Изменить размер шрифта - +

— Ничего страшного,— по-немецки сказал врач и велел двум матросам отнести пострадавшего на койку. Когда его подняли наверх, врач повернулся ко мне.

— Што произошло?

Я все рассказал, доктор кивнул.

— Фаш друг пудет педа,— проговорил он.

Матросы в доке вдруг притихли. Я поднял глаза. Явился гестаповец Фульке. Он спустился на дно дока.

— Говорят, этот человек,— он указал на Логана,— нокаутировал начальника охраны. Так, нет? — Он говорил по-немецки, а в глазах его сквозило какое-то вожделение. Несомненно, этот Фульке был садистом.

— Это правда,— ответил врач.— Но он сделал это потому...

— Причины меня не интересуют,— отрезал Фульке. Он повернулся к охране.— Отведите его на гауптвахту и привяжите к треноге. Я покажу пленным, как сбивать с ног унтер-офицера флота фюрера. Позовите Лодермана. Пусть прихватит железную плеть. Я приду через несколько минут. И возьмите с собой этого,— он кивнул в мою сторону.— Ему, несомненно, полезно будет посмотреть, как мы поддерживаем дисциплину.

Охранник козырнул и повернулся, одновременно сделав мне знак следовать за ним.

Большого Логана повели по доковой галерее и вверх по пандусу в караулку. Я пошел с ними, чувствуя, как у меня сосет под ложечкой. Уходя, я слышал, как доктор сказал у меня за спиной:

— Неужели вы и вправду будете сечь этого человека стальной плетью? Ведь у него не все в порядке с головой. Во всяком случае, его действия были оправданны.

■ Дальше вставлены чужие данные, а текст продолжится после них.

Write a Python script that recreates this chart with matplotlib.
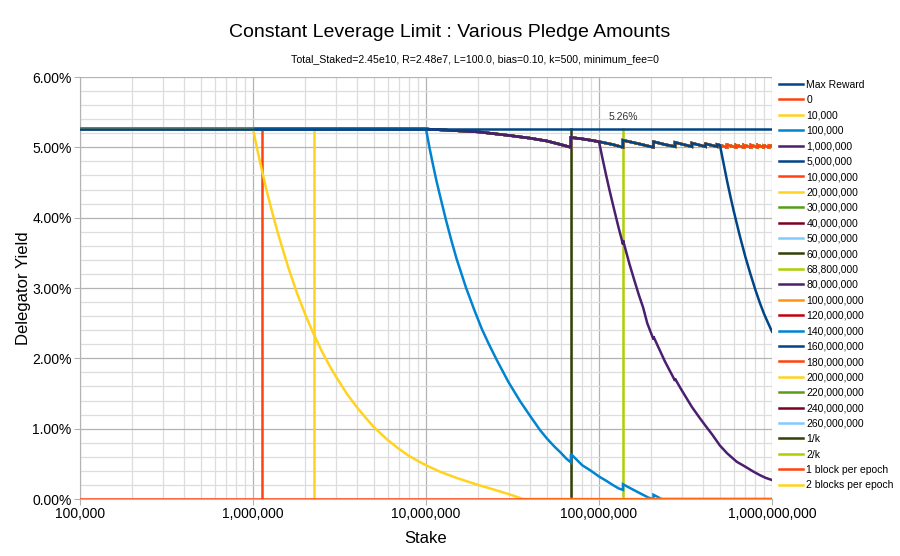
import matplotlib.pyplot as plt
from matplotlib.ticker import FuncFormatter, LogLocator, MultipleLocator, NullFormatter

plt.rcParams['font.family'] = ['Liberation Sans', 'DejaVu Sans']

# stake (ADA) and delegator yield (%)
max_reward_stake = [1e5, 1e9]
max_reward_yield = [5.26, 5.26]

zero_stake = [1e5, 1e9]
zero_yield = [0.0, 0.0]

p10k_stake = [1e5, 1e6, 1.05e6, 1.1e6, 1.2e6, 1.3e6, 1.4e6, 1.6e6, 1.8e6, 2e6, 2.2e6, 2.5e6,
              2.79e6, 3e6, 3.5e6, 4e6, 4.5e6, 5e6, 6e6, 7e6, 8e6, 9e6, 1e7, 1.2e7, 1.5e7,
              2e7, 2.5e7, 3e7, 3.65e7, 1e9]
p10k_yield = [5.26, 5.26, 5.01, 4.78, 4.38, 4.05, 3.76, 3.29, 2.92, 2.63, 2.39, 2.10,
              1.88, 1.75, 1.49, 1.30, 1.15, 1.02, 0.84, 0.71, 0.61, 0.54, 0.48, 0.39, 0.30,
              0.20, 0.13, 0.07, 0.0, 0.0]

p100k_stake = [1e5, 1e7, 1.05e7, 1.1e7, 1.15e7, 1.2e7, 1.3e7, 1.4e7, 1.5e7, 1.7e7, 1.9e7,
               2.1e7, 2.3e7, 2.56e7, 3e7, 3.5e7, 4e7, 4.56e7, 5e7, 5.5e7, 6e7, 6.5e7, 6.88e7,
               6.88e7, 8e7, 9e7, 1e8, 1.1e8, 1.2e8, 1.3e8, 1.376e8, 1.376e8, 1.5e8, 1.7e8,
               1.93e8, 2.064e8, 2.064e8, 2.3e8, 1e9]
p100k_yield = [5.26, 5.26, 4.98, 4.74, 4.52, 4.33, 3.98, 3.68, 3.42, 3.01, 2.69,
               2.42, 2.21, 1.98, 1.66, 1.39, 1.18, 0.98, 0.86, 0.75, 0.66, 0.57, 0.52,
               0.64, 0.48, 0.40, 0.32, 0.26, 0.20, 0.15, 0.13, 0.21, 0.16, 0.09,
               0.02, 0.0, 0.06, 0.0, 0.0]

p1m_stake = [1e5, 1e7, 2e7, 3e7, 4e7, 5e7, 6e7, 6.88e7, 6.88e7, 8e7, 9e7, 1e8, 1.05e8, 1.1e8,
             1.15e8, 1.2e8, 1.25e8, 1.3e8, 1.376e8, 1.376e8, 1.5e8, 1.6e8, 1.7e8, 1.8e8,
             1.9e8, 2.064e8, 2.064e8, 2.4e8, 2.752e8, 2.752e8, 3e8, 3.44e8, 3.8e8, 4.13e8,
             4.5e8, 5e8, 5.5e8, 6.25e8, 7e8, 7.8e8, 8.5e8, 9.2e8, 1e9]
p1m_yield = [5.26, 5.26, 5.22, 5.17, 5.13, 5.09, 5.04, 5.00, 5.14, 5.12, 5.10, 5.08, 4.83, 4.60,
             4.39, 4.20, 4.02, 3.85, 3.62, 3.68, 3.34, 3.11, 2.90, 2.72,
             2.50, 2.27, 2.31, 1.96, 1.68, 1.71, 1.55, 1.31, 1.16, 1.04,
             0.92, 0.76, 0.65, 0.53, 0.46, 0.39, 0.34, 0.30, 0.27]

p5m_stake = [1e5, 1e7, 2e7, 3e7, 4e7, 5e7, 6e7, 6.88e7, 6.88e7, 8e7, 9e7, 1e8, 1.2e8,
             1.376e8, 1.376e8, 1.7e8, 2.064e8, 2.064e8, 2.4e8, 2.752e8, 2.752e8, 3.44e8,
             3.44e8, 4.128e8, 4.128e8, 4.816e8, 4.816e8, 5e8, 5.25e8, 5.5e8, 5.75e8, 6e8,
             6.5e8, 7e8, 7.5e8, 8e8, 8.5e8, 9e8, 9.5e8, 1e9]
p5m_yield = [5.26, 5.26, 5.22, 5.17, 5.13, 5.09, 5.04, 5.00, 5.14, 5.12, 5.10, 5.08, 5.04,
             5.00, 5.10, 5.05, 5.00, 5.08, 5.04, 5.01, 5.07, 5.01,
             5.06, 5.01, 5.05, 5.01, 5.04, 5.03, 4.77, 4.52, 4.30, 4.10,
             3.75, 3.45, 3.20, 2.98, 2.79, 2.63, 2.50, 2.38]

p10m_stake = [1e5, 1e7, 2e7, 3e7, 4e7, 5e7, 6e7, 6.88e7, 6.88e7, 8e7, 9e7, 1e8, 1.2e8,
              1.376e8, 1.376e8, 1.7e8, 2.064e8, 2.064e8, 2.4e8, 2.752e8, 2.752e8, 3.44e8,
              3.44e8, 4.128e8, 4.128e8, 4.816e8, 4.816e8, 5.504e8, 5.504e8, 6.192e8, 6.192e8,
              6.88e8, 6.88e8, 7.568e8, 7.568e8, 8.256e8, 8.256e8, 8.944e8, 8.944e8,
              9.632e8, 9.632e8, 1e9]
p10m_yield = [5.26, 5.26, 5.22, 5.17, 5.13, 5.09, 5.04, 5.00, 5.14, 5.12, 5.10, 5.08, 5.04,
              5.00, 5.10, 5.05, 5.00, 5.08, 5.04, 5.01, 5.07, 5.01,
              5.06, 5.01, 5.05, 5.01, 5.04, 5.00, 5.035, 5.00, 5.03,
              5.00, 5.03, 5.00, 5.03, 5.00, 5.03, 5.00, 5.025,
              5.00, 5.025, 5.015]

# larger pledges sit underneath the 10,000,000 line over the whole range
big_pledges = ['20,000,000', '30,000,000', '40,000,000', '50,000,000', '60,000,000',
               '68,800,000', '80,000,000', '100,000,000', '120,000,000', '140,000,000',
               '160,000,000', '180,000,000', '200,000,000', '220,000,000', '240,000,000',
               '260,000,000']

# vertical markers
one_k = 6.88e7
two_k = 1.376e8
one_block = 1.127e6
two_blocks = 2.254e6
marker_yield = [0.0, 5.26]

navy = '#004586'
orangered = '#ff420e'
yellow = '#ffd320'
green = '#579d1c'
maroon = '#7e0021'
lightblue = '#83caff'
olive = '#314004'
yellowgreen = '#aecf00'
purple = '#4b1f6f'
orange = '#ff950e'
red = '#c5000b'
blue = '#0084d1'

big_colors = [yellow, green, maroon, lightblue, olive, yellowgreen, purple, orange, red,
              blue, navy, orangered, yellow, green, maroon, lightblue]

series = [
    ('Max Reward', max_reward_stake, max_reward_yield, navy),
    ('0', zero_stake, zero_yield, orangered),
    ('10,000', p10k_stake, p10k_yield, yellow),
    ('100,000', p100k_stake, p100k_yield, blue),
    ('1,000,000', p1m_stake, p1m_yield, purple),
    ('5,000,000', p5m_stake, p5m_yield, navy),
    ('10,000,000', p10m_stake, p10m_yield, orangered),
]
for name, col in zip(big_pledges, big_colors):
    series.append((name, p10m_stake, p10m_yield, col))
series.append(('1/k', [one_k, one_k], marker_yield, olive))
series.append(('2/k', [two_k, two_k], marker_yield, yellowgreen))
series.append(('1 block per epoch', [one_block, one_block], marker_yield, orangered))
series.append(('2 blocks per epoch', [two_blocks, two_blocks], marker_yield, yellow))

fig = plt.figure(figsize=(9, 5.56), dpi=100)
ax = fig.add_axes([0.0889, 0.1025, 0.7689, 0.759])

# earlier series are painted on top of later ones
n = len(series)
for i, (name, xs, ys, col) in enumerate(series):
    ax.plot(xs, ys, color=col, lw=1.8, label=name, zorder=10 + n - i, solid_joinstyle='miter')

ax.annotate('5.26%', (two_k, 5.26), xytext=(0, 5), textcoords='offset points',
            ha='center', va='bottom', fontsize=7.5, color='#333333', zorder=60)

ax.set_xscale('log')
ax.set_xlim(1e5, 1e9)
ax.set_ylim(0, 6)
ax.xaxis.set_major_locator(LogLocator(base=10))
ax.xaxis.set_minor_locator(LogLocator(base=10, subs=range(2, 10)))
ax.xaxis.set_minor_formatter(NullFormatter())
ax.xaxis.set_major_formatter(FuncFormatter(lambda v, p: '{:,.0f}'.format(v)))
ax.yaxis.set_major_locator(MultipleLocator(1))
ax.yaxis.set_minor_locator(MultipleLocator(0.2))
ax.yaxis.set_major_formatter(FuncFormatter(lambda v, p: '%.2f%%' % v))

ax.set_axisbelow(True)
ax.grid(which='major', color='#b3b3b3', lw=0.9)
ax.grid(which='minor', color='#dddddd', lw=0.9)
ax.tick_params(which='major', length=4, color='#b3b3b3', labelsize=10, pad=2)
ax.tick_params(which='minor', length=0)
for s in ['top', 'right']:
    ax.spines[s].set_visible(False)
for s in ['left', 'bottom']:
    ax.spines[s].set_color('#b3b3b3')

ax.set_xlabel('Stake', fontsize=12, labelpad=7)
ax.set_ylabel('Delegator Yield', fontsize=12, labelpad=1)

fig.text(0.5, 0.941, 'Constant Leverage Limit : Various Pledge Amounts', ha='center',
         va='center', fontsize=14)
fig.text(0.528, 0.894, 'Total_Staked=2.45e10, R=2.48e7, L=100.0, bias=0.10, k=500, minimum_fee=0',
         ha='center', va='center', fontsize=7.6)

fig.legend(loc='upper left', bbox_to_anchor=(0.866, 0.857), frameon=False, fontsize=7.5,
           handlelength=2.3, handletextpad=0.3, labelspacing=0.52, borderpad=0,
           borderaxespad=0)

fig.savefig('out.png', dpi=100)
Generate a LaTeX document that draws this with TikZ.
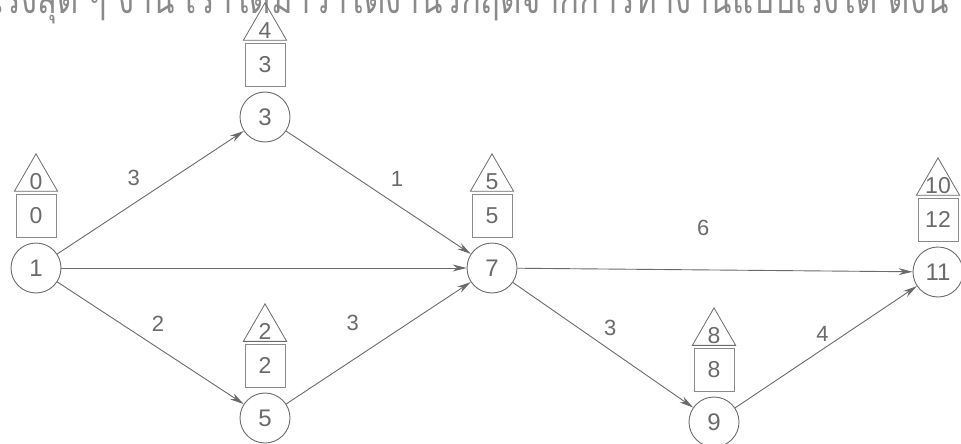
\documentclass[tikz,border=0pt]{standalone}
\usepackage{fontspec}
\setmainfont{Liberation Sans}
\newfontfamily\thaifont[Script=Thai]{Loma}
\usepackage{xcolor}
\definecolor{pencil}{HTML}{6A6A6A}
\definecolor{lead}{HTML}{8A8A8A}
\usetikzlibrary{arrows.meta,positioning,shapes.geometric}
\tikzset{
  >={Stealth[length=14pt,width=7pt]},
  evt/.style={circle,draw=pencil,line width=0.9pt,minimum size=50pt,inner sep=0pt,font=\fontsize{24}{24}\selectfont,text=pencil},
  lft/.style={rectangle,draw=lead,line width=0.8pt,minimum width=40pt,minimum height=43pt,inner sep=0pt,font=\fontsize{23}{23}\selectfont,text=pencil},
  eft/.style={regular polygon,regular polygon sides=3,draw=pencil,line width=0.8pt,minimum size=50pt,inner sep=0pt},
  tnum/.style={font=\fontsize{23}{23}\selectfont,text=pencil,inner sep=0pt,yshift=-3pt},
  act/.style={->,draw=pencil,line width=0.9pt},
  elab/.style={font=\fontsize{22}{22}\selectfont,text=pencil},
}
\begin{document}
\begin{tikzpicture}[x=1pt,y=-1pt,node distance=5pt]
\useasboundingbox (0,0) rectangle (961,444);
\clip (0,0) rectangle (961,444);
% heading line, cut off at the top
\node[anchor=base west,inner sep=0pt,text=lead] (head) at (-8,14) {\scalebox{0.82}[1]{\thaifont\fontsize{40}{40}\selectfont เร่งสุด ๆ งาน เราได้มาว่าได้งานวิกฤตจากการทำงานแบบเร่งได้ ดังนี้}};
% events
\node[evt] (n1) at (36,268) {1};
\node[evt] (n3) at (265,117) {3};
\node[evt] (n7) at (492,268) {7};
\node[evt] (n5) at (265,418) {5};
\node[evt] (n9) at (714,422) {9};
\node[evt] (n11) at (938,272) {11};
% latest times (boxes) and earliest times (triangles)
\foreach \n/\ls/\es in {1/0/0,3/3/4,7/5/5,5/2/2,9/8/8,11/12/10}{
  \node[lft,above=of n\n] (s\n) {\ls};
  \node[eft,above=2pt of s\n,label={[tnum]center:\es}] (t\n) {};
}
% activities
\draw[act] (n1) -- node[elab,pos=.41,yshift=26pt] (a13) {3} (n3);
\draw[act] (n3) -- node[elab,pos=.60,yshift=26pt] (a37) {1} (n7);
\draw[act] (n1) -- (n7);
\draw[act] (n1) -- node[elab,pos=.54,yshift=24pt] (a15) {2} (n5);
\draw[act] (n5) -- node[elab,pos=.36,yshift=37pt] (a57) {3} (n7);
\draw[act] (n7) -- node[elab,pos=.47,yshift=42pt] (a711) {6} (n11);
\draw[act] (n7) -- node[elab,pos=.54,yshift=22pt] (a79) {3} (n9);
\draw[act] (n9) -- node[elab,pos=.48,yshift=16pt] (a911) {4} (n11);
\end{tikzpicture}
\end{document}
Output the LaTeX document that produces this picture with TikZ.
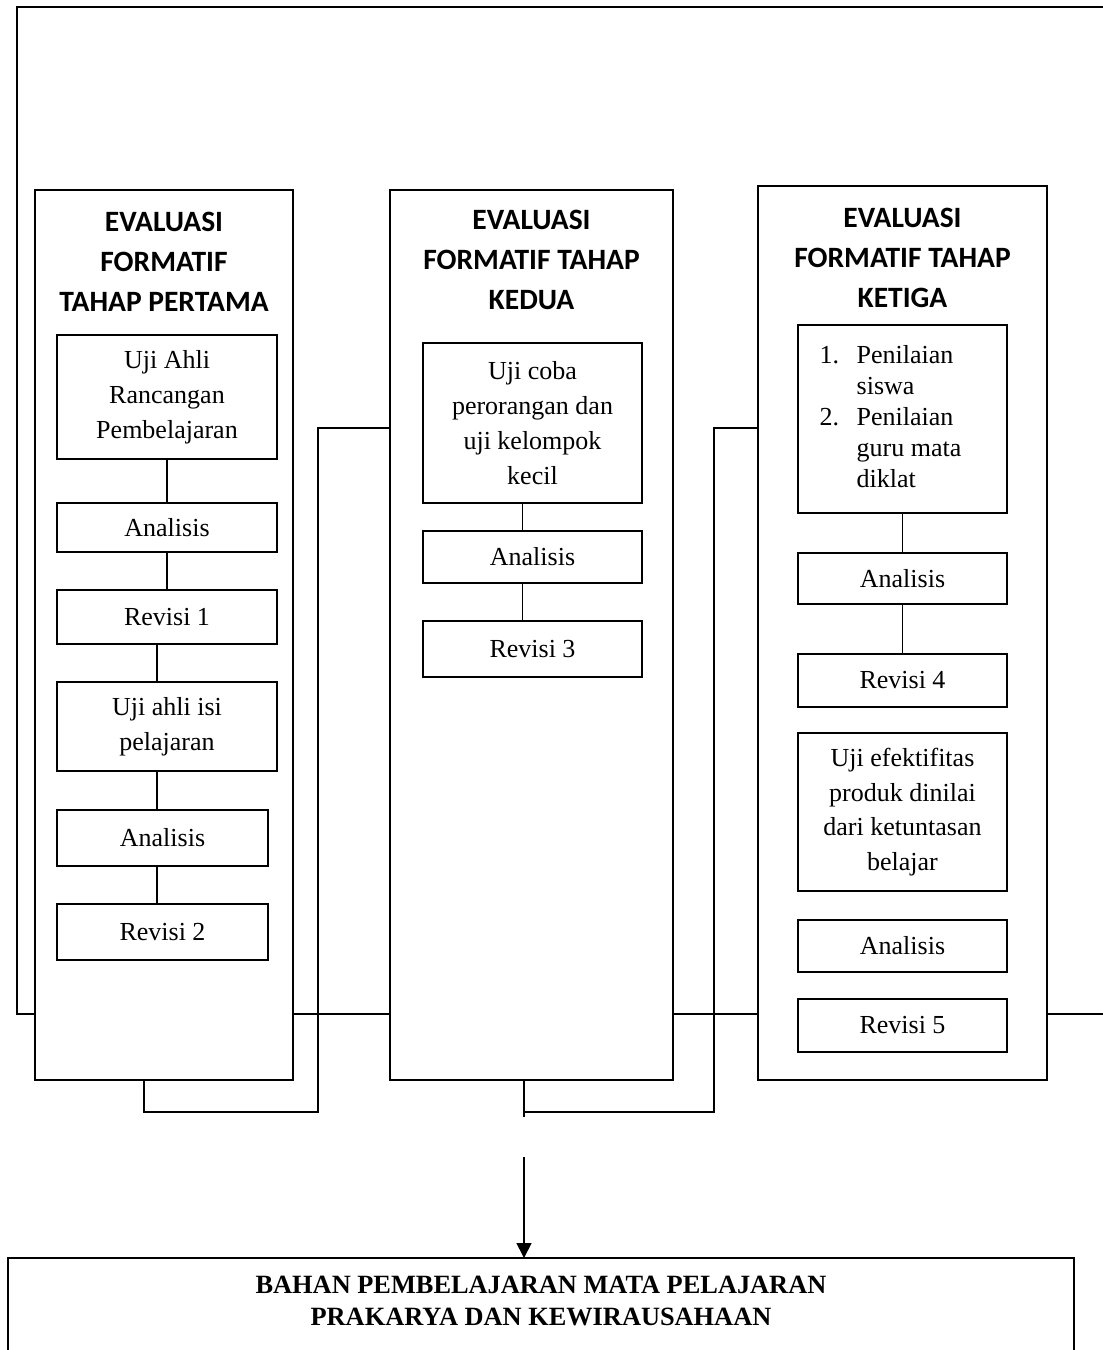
\documentclass[tikz,border=0pt]{standalone}
\usepackage{fontspec}
\setmainfont{Liberation Serif}
\newfontfamily\headfont{Carlito}
\usetikzlibrary{arrows.meta}

\begin{document}
\begin{tikzpicture}[
  x=0.02cm, y=-0.02cm,
  col/.style={draw, inner sep=0pt, outer sep=0pt, minimum height=17.8cm},
  box/.style={draw, inner sep=0pt, outer sep=0pt, minimum width=4.4cm, align=center,
              font=\fontsize{14.8}{19.8}\selectfont},
  head/.style={align=center, inner sep=0pt, font=\headfont\bfseries\fontsize{16.8}{22.7}\selectfont},
  >={Triangle[length=0.3cm,width=0.3cm]}, line width=0.9pt
]
  \useasboundingbox (0,0) rectangle (1103,1350);
  % Stage columns
  \node[col, minimum width=5.16cm] (c1) at (164,635) {};
  \node[col, minimum width=5.66cm] (c2) at (531.5,635) {};
  \node[col, minimum width=5.78cm, minimum height=17.88cm] (c3) at (902.5,633) {};
  \node[head] (h1) at (164,262)   {EVALUASI\\FORMATIF\\TAHAP PERTAMA};
  \node[head] (h2) at (531.5,260) {EVALUASI\\FORMATIF TAHAP\\KEDUA};
  \node[head] (h3) at (902.5,258) {EVALUASI\\FORMATIF TAHAP\\KETIGA};
  % First stage
  \node[box, minimum height=2.48cm] (ua1) at (167,397)   {Uji Ahli\\Rancangan\\Pembelajaran};
  \node[box, minimum height=0.98cm] (an1) at (167,527.5) {Analisis};
  \node[box, minimum height=1.08cm] (rv1) at (167,617)   {Revisi 1};
  \node[box, minimum height=1.78cm] (ua2) at (167,726.5) {Uji ahli isi\\pelajaran};
  \node[box, minimum width=4.22cm, minimum height=1.12cm] (an2) at (162.5,838) {Analisis};
  \node[box, minimum width=4.22cm, minimum height=1.12cm] (rv2) at (162.5,932) {Revisi 2};
  % Second stage
  \node[box, minimum width=4.38cm, minimum height=3.2cm]  (uc)  at (532.5,423) {Uji coba\\perorangan dan\\uji kelompok\\kecil};
  \node[box, minimum width=4.38cm, minimum height=1.04cm] (an3) at (532.5,557) {Analisis};
  \node[box, minimum width=4.38cm, minimum height=1.12cm] (rv3) at (532.5,649) {Revisi 3};
  % Third stage
  \node[box, minimum width=4.18cm, minimum height=3.76cm] (pn) at (902.5,419)
    {\fontsize{14.8}{17.6}\selectfont
     \begin{tabular}{@{}p{0.74cm}@{}l@{\hspace{0.48cm}}}
       1. & Penilaian\\
          & siswa\\
       2. & Penilaian\\
          & guru mata\\
          & diklat
     \end{tabular}};
  \node[box, minimum width=4.18cm, minimum height=1.02cm] (an4) at (902.5,578.5) {Analisis};
  \node[box, minimum width=4.18cm, minimum height=1.06cm] (rv4) at (902.5,680.5) {Revisi 4};
  \node[box, minimum width=4.18cm, minimum height=3.16cm] (ue)  at (902.5,812)   {Uji efektifitas\\produk dinilai\\dari ketuntasan\\belajar};
  \node[box, minimum width=4.18cm, minimum height=1.04cm] (an5) at (902.5,946)   {Analisis};
  \node[box, minimum width=4.18cm, minimum height=1.06cm] (rv5) at (902.5,1025.5) {Revisi 5};
  % Result
  \node[draw, inner sep=0pt, outer sep=0pt, minimum width=21.32cm, minimum height=2.84cm] (bb) at (541,1329) {};
  \node[align=center, font=\bfseries\fontsize{15}{18.1}\selectfont] (bt) at (541,1301)
    {BAHAN PEMBELAJARAN MATA PELAJARAN\\PRAKARYA DAN KEWIRAUSAHAAN};
  % Helper points
  \coordinate (lk) at (0,1014);
  \coordinate (up) at (0,428);
  \coordinate (tl) at (17,7);
  \coordinate (tr) at (1110,7);
  \coordinate (re) at (1110,1014);
  \coordinate (j1) at (318,1112);
  \coordinate (j2) at (714,1112);
  \coordinate (as) at (524,1157);
  \coordinate (b1) at ([xshift=-0.4cm]c1.south);
  \coordinate (b2) at ([xshift=-0.15cm]c2.south);
  % Frame and links between stages
  \draw (c1.west |- lk) -| (tl) -- (tr);
  \draw (c1.east |- lk) -- (c2.west |- lk);
  \draw (c2.east |- lk) -- (c3.west |- lk);
  \draw (c3.east |- lk) -- (re);
  \draw (b1) |- (j1) |- (c2.west |- up);
  \draw (b2) -- ++(0,37);
  \draw (b2 |- j2) -- (j2) |- (c3.west |- up);
  \draw[->] (as) -- (as |- bb.north);
  % Links inside stages
  \draw (ua1) -- (an1);
  \draw (an1) -- (rv1);
  \draw ([xshift=-0.2cm]rv1.south) -- ([xshift=-0.2cm]ua2.north);
  \draw ([xshift=-0.2cm]ua2.south) -- ([xshift=-0.11cm]an2.north);
  \draw ([xshift=-0.11cm]an2.south) -- ([xshift=-0.11cm]rv2.north);
  \draw ([xshift=-0.2cm]uc.south) -- ([xshift=-0.2cm]an3.north);
  \draw ([xshift=-0.2cm]an3.south) -- ([xshift=-0.2cm]rv3.north);
  \draw (pn) -- (an4);
  \draw (an4) -- (rv4);
\end{tikzpicture}
\end{document}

Последовала перебранка между доктором и Фульке, но я уже отошел и не слышал, что они сказали друг другу. В ту минуту я был рад, что здесь есть хоть один человек с некоторыми представлениями о гуманности. Но я знал и другое: надеяться, что он сможет предотвратить порку, бессмысленно. Приказы гестаповцев воспринимались как закон, а я был убежден, что Фульке неймется посмотреть, как будут пороть Логана. Я уже был наслышан от беглецов из концлагерей о тамошних порках такими же плетьми со стальной сердцевиной. Плеть взрезала кожу на спине полосками, и редкий человек выдерживал назначенное ему количество ударов. Казалось, все во мне кричит от боли. А когда я смотрел, как Большого Логана привязывают к тяжелой железной треноге в караулке, я пережил мысленно ту же экзекуцию, через которую ему предстояло пройти в действительности. Я чувствовал, что вина за случившееся лежит целиком на мне, а вид покорного Логана вызывал жгучую жалость. Казалось, он совершенно не понимал, что происходит. Он был гол, и его громадная физическая сила еще больше бросалась в глаза. Я чувствовал, что стоит ему разбушеваться, и он перебьет всю охрану голыми руками. Меня прямо подмывало крикнуть ему, чтобы он так и сделал.

Огромный сильный моряк взял с продолговатого ящика плеть, снял китель и засучил рукава. В электрическом свете поблескивала щетина на его мощной шее. Он поправил треногу, чтобы плеть, короткая и узловатая, не цеплялась за стены. Охрану усилили до шести человек. Заправлял всем тот маленький гестаповец, которого мы увидели первым. Когда матрос с плетью занял свое место, в караулке воцарилась мертвая тишина. Часы на стене ровно тикали, мы ждали Фульке. Наконец он явился и приказал закрыть дверь, потом стал по другую сторону треноги. Его узкое лицо блестело от пота, глаза были будто стеклянные.

— Зачем ты ударил старшего охраны? — спросил он по-английски. Логан не ответил. Он словно и не слышал вопроса.

Рука Фульке дернулась, он ударил Логана по лицу тыльной стороной ладони, и золотой перстень с бриллиантами поцарапал Логану щеку.

— Отвечай, собака! — заорал Фульке. Лицо Логана оставалось совершенно безучастным.

— Дай-ка ему разок плетью, это приведет его в чувство,— приказал Фульке.

Моряк примерился. Я невольно зажмурил глаза. Плеть просвистела в воздухе и глухо щелкнула.